It was a wonderful childhood, while it lasted. I had the full attention of my mother, a sister, aunts, uncles, cousins, and great good friends. There was the Devonian beauty of the Ozark Plateau and two big rivers. My battered tomcat climbed the mast of the maple in the backyard with me. There were books, music, visits to the city in my mom’s Toyota wagon, which had a big red pillow in back that my sister had sewed, where I read and dreamt and watched the landscape pass. Blackberries on the vine and honeysuckle and sour grass, which were free, and all those things that belonged to others: BB guns; horses; the occasional dirt bike or dune buggy or rally car; TVs; warm, safe houses; stories of travel.
My mother said I could do anything and seemed to believe it. She was proud when I learned somewhere to say Yew of Eye. It was assumed I’d go there one day. But she didn’t have anything to say about specific paths, and while she admired people like JFK and Clare Boothe Luce, she seemed to have no conscious awareness of their privilege as a means to start.

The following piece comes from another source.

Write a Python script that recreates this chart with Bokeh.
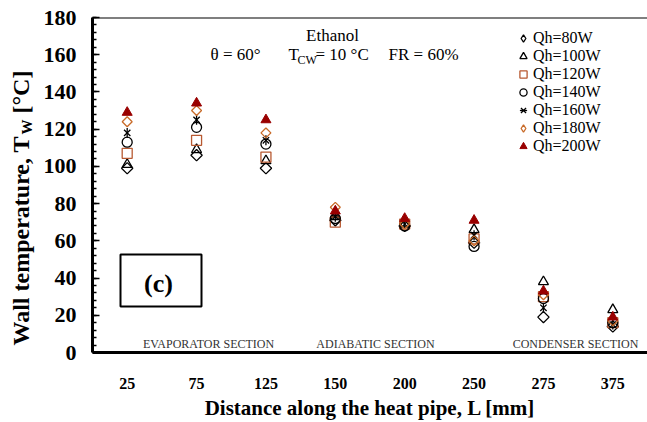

Chip away at a home, like philosophy’s old thought experiment, and when does it stop fulfilling the form? What volume of water must pour through the rotted roof? How many taps that produce no water, how many days without heat? How many rooms unusable? What vermin, what pests, how many poor or missed meals? How many animals that get no care? Which appliances count? I've written elsewhere about the long slow coming-apart.
Even as things began to go bad I knew the outer world, which she had always pointed to with interest, was still out there, like a beach on the sea sensed from a dark swamp. Instead of giving up or becoming the things fate thought I should be, I determined to get out. But there were years exiled in place, even before the wanderings could begin.
In my teens I picked fruit and sold it to the supermarket, washed dishes, mowed lawns, built tree houses for relatives’ children, played (badly) a few gigs with jazz bands, worked the backline, fry vat, front register, and drive-through at the Hardee’s. None of it was actually for anything, I sensed with some dumb animal reckoning. My securely middle-class friends went on to Illinois, where I applied and was admitted but didn’t even have bus fare to go figure out financial aid. I couldn’t support myself, couldn’t stay home, but there was nowhere to go, not even the coal mines anymore, as my grandfather had done, or CCC camps as my father had before he went to war. For a few semesters I became a promising scholar of the local community college, until the physics prof who discussed Heisenberg with me after class told me suddenly it was all a waste and would never transfer. I slept in the car sometimes, flopped with friends, stole food, drunkenly carried a knife at parties, was in a minor rollover. Your goddamned friends, my mother said, finding me passed out on the carport, then gently put me to bed.
Sometimes in a fight it’s so painful to be held down that you have to get up, even when it hurts worse for a while. With no resources, connections, and no specific advice, I jumped into the wider world on the only path I saw left to me.
My sister, who is very sweet and loves me very much, said she was going to slap my head off.